Performance: usually these systems focus less on pure latency and more on throughput - how many GB/sec can I pump through it?.  Latencies often in the 3-200ms time frames.
Scale: Can the system scale beyond the basic 2 controller design?   Can I get to a Petabyte of data?   exabytes? What happens to performance when I do?
Protection: See above for block - how are the data protected?
Features: Compression, automatic snapshots, metadata indexing, duplicate file detection, etc are all common features here.

These systems may be transactional, and usually support modifying just part of a file if needed.  This is where you store user files, or maybe even more critical data that doesn't need sub millisecond access times.  Examples include NetApp Filers, Isilon, etc.
Object:
In this model, usually we dont allow for transactional work (e.g. you pull down the whole object, modify, and reupload).   These systems are usually focused on scale, durability and ease of access/management first, with performance a distant seconds.
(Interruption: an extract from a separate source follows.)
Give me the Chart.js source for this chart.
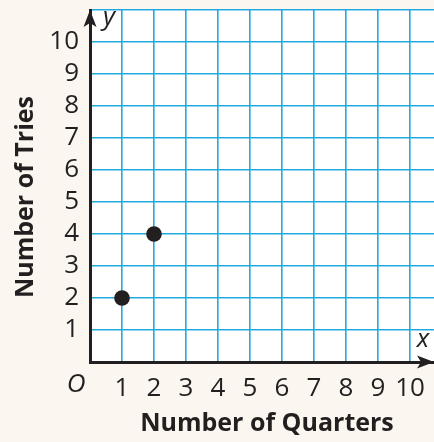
<!DOCTYPE html>
<html>
<head>
<meta charset="utf-8">
<script src="https://cdn.jsdelivr.net/npm/chart.js@4/dist/chart.umd.min.js"></script>
<style>
  html, body { margin: 0; padding: 0; background: #FBF7F0; }
  #wrap { width: 434px; height: 442px; position: relative; }
  canvas { display: block; }
</style>
</head>
<body>
<div id="wrap"><canvas id="c" width="434" height="442"></canvas></div>
<script>
// ---- data ----
const quarters = [1, 2];          // x values (Number of Quarters)
const tries = [2, 4];             // y values (Number of Tries)
const xTickLabels = ['1','2','3','4','5','6','7','8','9','10'];
const yTickLabels = ['1','2','3','4','5','6','7','8','9','10'];
const xTitle = 'Number of Quarters';
const yTitle = 'Number of Tries';
const originLabel = 'O';
const xAxisName = 'x';
const yAxisName = 'y';

const INK = '#231F20';
const GRID = '#22A9E1';
const FONT = '"Open Sans", "Liberation Sans", sans-serif';

const points = quarters.map((q, i) => ({ x: q, y: tries[i] }));

function fixBox(size, key) {
  return s => {
    s[key] = size;
    s.paddingTop = 0; s.paddingBottom = 0; s.paddingLeft = 0; s.paddingRight = 0;
  };
}

const decor = {
  id: 'decor',
  beforeDraw(chart) {
    const { ctx, chartArea: a } = chart;
    ctx.save();
    ctx.fillStyle = '#FFFFFF';
    ctx.fillRect(a.left, a.top, a.right - a.left, a.bottom - a.top);
    ctx.restore();
  },
  afterDraw(chart) {
    const { ctx, chartArea: a, scales } = chart;
    const x0 = scales.x.getPixelForValue(0);
    const y0 = scales.y.getPixelForValue(0);
    ctx.save();
    ctx.fillStyle = INK;
    // y-axis arrow
    ctx.beginPath();
    ctx.moveTo(x0, a.top);
    ctx.lineTo(x0 - 6.5, a.top + 17);
    ctx.lineTo(x0, a.top + 13);
    ctx.lineTo(x0 + 6.5, a.top + 17);
    ctx.closePath();
    ctx.fill();
    // x-axis arrow
    ctx.beginPath();
    ctx.moveTo(a.right, y0);
    ctx.lineTo(a.right - 17, y0 - 6.5);
    ctx.lineTo(a.right - 13, y0);
    ctx.lineTo(a.right - 17, y0 + 6.5);
    ctx.closePath();
    ctx.fill();

    // italic axis names and origin
    ctx.font = 'italic 26px ' + FONT;
    ctx.textAlign = 'center';
    ctx.textBaseline = 'middle';
    ctx.fillText(yAxisName, x0 + 19, a.top + 8);
    ctx.fillText(xAxisName, a.right - 11, y0 - 22);
    ctx.fillText(originLabel, x0 - 14, y0 + 23);

    // axis titles
    ctx.font = 'bold 25px ' + FONT;
    ctx.fillText(xTitle, 267, 424);
    ctx.translate(26, 197);
    ctx.rotate(-Math.PI / 2);
    ctx.fillText(yTitle, 0, 0);
    ctx.restore();
  }
};

new Chart(document.getElementById('c'), {
  type: 'scatter',
  data: {
    datasets: [{
      data: points,
      backgroundColor: INK,
      borderColor: INK,
      borderWidth: 0,
      pointRadius: 7.8,
      pointHoverRadius: 7.8,
      clip: false
    }]
  },
  options: {
    responsive: false,
    animation: false,
    devicePixelRatio: 1,
    layout: { autoPadding: false, padding: { top: 10, right: 0, left: 0, bottom: 0 } },
    plugins: { legend: { display: false }, tooltip: { enabled: false } },
    scales: {
      x: {
        type: 'linear',
        position: 'bottom',
        min: 0,
        max: 10.75,
        afterFit: fixBox(80, 'height'),
        grid: { color: GRID, lineWidth: 1.6, drawTicks: false },
        border: { display: true, color: INK, width: 3 },
        ticks: {
          stepSize: 1,
          includeBounds: false,
          autoSkip: false,
          maxRotation: 0,
          padding: 10.5,
          color: INK,
          font: { family: FONT, size: 26 },
          callback: v => (v >= 1 && v <= xTickLabels.length) ? xTickLabels[v - 1] : ''
        }
      },
      y: {
        type: 'linear',
        position: 'left',
        min: 0,
        max: 11,
        afterFit: fixBox(90, 'width'),
        grid: { color: GRID, lineWidth: 1.6, drawTicks: false },
        border: { display: true, color: INK, width: 3 },
        ticks: {
          stepSize: 1,
          includeBounds: false,
          autoSkip: false,
          padding: 11,
          color: INK,
          font: { family: FONT, size: 26 },
          callback: v => (v >= 1 && v <= yTickLabels.length) ? yTickLabels[v - 1] : ''
        }
      }
    }
  },
  plugins: [decor]
});
</script>
</body>
</html>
Compatability: usually a mininum of compat. with the S3 protocol (HTTP based), but also might support others like OpenStack Swift, or even a 'shim' layer like NFS or SMB support.
Metadata: Usually very rich, configurable metadata options available.   Its usually possible to set arbitrary HTTP-Header-like tags on objects, so you can query them without actually downloading the data.
Scale: Anything in this space that couldn't scale to at least 1PB would be a joke, where as 1PB for file and block are at the top end of the range.
Durability: Systems like this generally provide something on the order of a 10+ 9's durability rating - its vanishingly unlikely you'll lose data short of total destruction of the system itself.   These systems are also really good at global distribution of data to prevent that even being a problem.
performance: Comparatively, these systems are slow.   Think 100ms minimum access times, all the way up to 1 second even.

These tend to be used for bulk data with low IO intensity.  Think things like your Google Photos library, X-ray images in the hospital, your facebook profile photo, etc.    For those systems, 100ms is MORE than faster enough, and so we prefer the scale.  Usually the least $$$/GB.